Capital Celluloid 2017 - Day 221: Fri Aug 11

1991: The Year Punk Broke (Markey, 1992): Rio Cinema, 10.30pm


This is the second in a regular series of NTS Radio & Rio Cinema screenings, a special presentation of the 1992 music documentary '1991: The Year Punk Broke'.

The documentary follows Sonic Youth around their legendary 1991 European tour and its screening at the Rio will mark 25 years since its theatrical debut. The show will be accompanied by never-before-seen footage of Sonic Youth and Nirvana, kindly provided by the film's director Dave Markey.

Skinny Girl Diet will perform a live set before the film starts, with NTS hosts Black Impulse DJing in the Rio's foyer after the film.

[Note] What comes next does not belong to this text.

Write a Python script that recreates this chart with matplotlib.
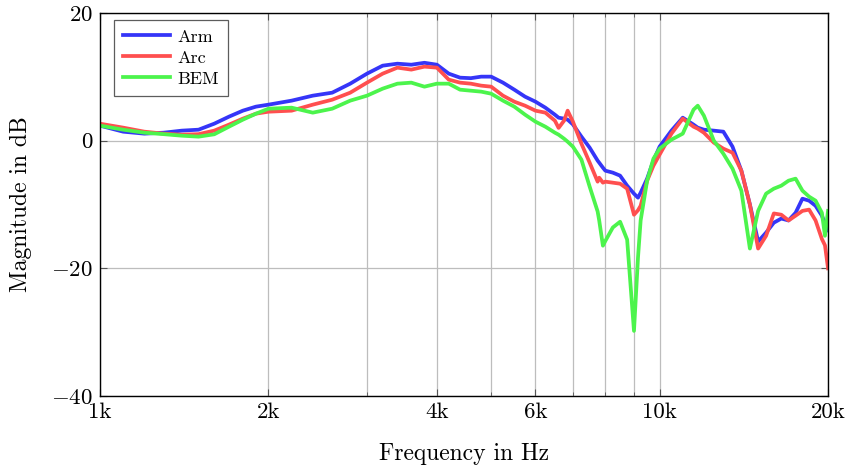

Doors from 10.30pm BST. Skinny Girl Diet play at 23.15. DJ's till late.


AV Club review:
Sometimes it takes a little serendipity for a rock documentary to become something special. While the filmmakers behind classics such as Don’t Look Back, Woodstock, and Gimme Shelter deserve credit for choosing their subjects wisely, they couldn’t have predicted their excellent timing. The same can be said of Dave Markey’s 1991: The Year That Punk Broke, an occasionally amateurish, frequently riveting film about Sonic Youth’s tour of European rock festivals in August 1991. As the band’s Thurston Mooreadmits during a panel discussion included in the extras for the film’s new DVD edition, 1991 was essentially a “home movie” shot on Super 8, and not intended to become an actual motion picture. It was only after one of Sonic Youth’s supporting acts—a scruffy, largely unheralded Seattle trio named Nirvana—became a sensation within weeks of playing those shows that Markey’s ragtag collection of performance footage and backstage goofiness suddenly became bankable.
Not that Markey rushed to cash in on Nirvana-mania. He didn’t even want to include an early performance of “Smells Like Teen Spirit,” reasoning that nobody would want to hear a song that was still all over the radio when the film was released in 1992. Fortunately, he decided otherwise—the live clip is both fantastically explosive and historically valuable—but 1991 stubbornly keeps the focus on Sonic Youth, the tour’s unquestioned star and a vital pillar of the oncoming alt-rock empire about to take over pop culture. While future stars like Kurt Cobain, Dave Grohl, and Courtney Love lurk in the background of 1991—and bands like Dinosaur, Jr., Babes In Toyland, and the Ramones contribute gloriously unruly performances—the spotlight never leaves Sonic Youth for long.